📝 SummarXiv

Abstract

Reliable estimation of stellar surface gravity (log $g$) for a large sample is crucial for evaluating stellar evolution models and understanding galactic structure; However, it is not easy to accomplish due to the difficulty in gathering a large spectroscopic data set. Photometric sky survey using a specific filter, on the other hand, can play a substantial role in the assessment of log $g$. The Stellar Abundances and Galactic Evolution Survey (SAGES) utilizes eight filters to provide accurate stellar parameters for $\sim10^{7}$ stars, with its DDO51 intermediate-band filter specifically designed for robust log $g$ determination. In this work, the observed SAGES $u_{\rm SC}$ and $v_{\rm SAGES}$ photometry, the synthetic photometry in $g$, $r$, $i$, and DDO51 bands derived from \textit{Gaia} XP spectra are employed to investigate the importance of the DDO51 filter in the determination of log $g$. We applied machine-learning-based extinction correction and employed XGBoost models, trained on stellar parameters from LAMOST, to predict log $g$ using photometric data.
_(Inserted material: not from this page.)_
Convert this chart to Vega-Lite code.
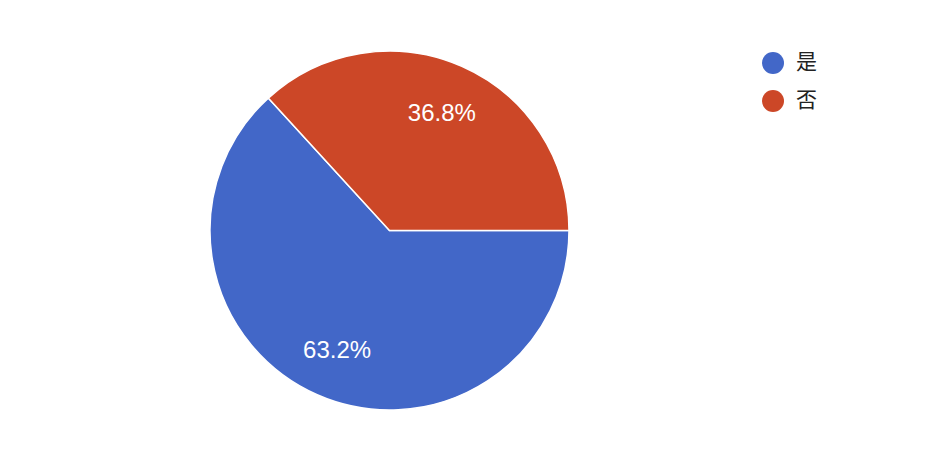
{
  "$schema": "https://vega.github.io/schema/vega-lite/v6.json",
  "width": 359,
  "height": 359,
  "autosize": {"type": "none"},
  "padding": {"left": 210, "top": 51, "right": 383, "bottom": 66},
  "background": "white",
  "config": {"view": {"stroke": null}},
  "data": {"values": [
    {"category": "是", "share": 0.632},
    {"category": "否", "share": 0.368}
  ]},
  "encoding": {
    "theta": {"field": "share", "type": "quantitative", "stack": true, "scale": {"range": [1.5707963, 7.8539816]}},
    "order": {"field": "category", "sort": "descending"},
    "color": {
      "field": "category", "type": "nominal",
      "scale": {"domain": ["是", "否"], "range": ["#4267c8", "#cc4727"]},
      "legend": {
        "title": null, "orient": "none", "legendX": 552, "legendY": 1,
        "symbolType": "circle", "symbolSize": 484, "symbolStrokeWidth": 0, "symbolOpacity": 1,
        "labelFont": "Noto Sans CJK SC", "labelFontSize": 21, "labelColor": "#222222",
        "labelOffset": 12, "rowPadding": 16
      }
    }
  },
  "layer": [
    {"mark": {"type": "arc", "stroke": "white", "strokeWidth": 1.5}},
    {"mark": {"type": "text", "radius": 130, "dy": 2, "fontSize": 24, "font": "Liberation Sans", "fill": "white", "baseline": "middle", "align": "center"},
     "encoding": {"text": {"field": "share", "type": "quantitative", "format": ".1%"}, "color": {"value": "white"}}}
  ]
}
By comparing model predicted log $g$ with LAMOST values, we find that including DDO51 filter improve the accuracies of log $g$ estimates by 21.0\% (from 0.224\,dex to 0.177\,dex) overall, and by 26.5\% (from 0.302\,dex to 0.222\,dex ) for GK-type stars, as compared to those obtained without DDO51. The DDO51 filter is also validated to be particularly effective for metal-poor stars ([Fe/H]$<$-1.0), where it significantly mitigates systematic biases. Our findings highlight the diagnostic power of the SAGES DDO51 filter, providing enhanced stellar characterization vital for future in-depth studies of the Milky Way.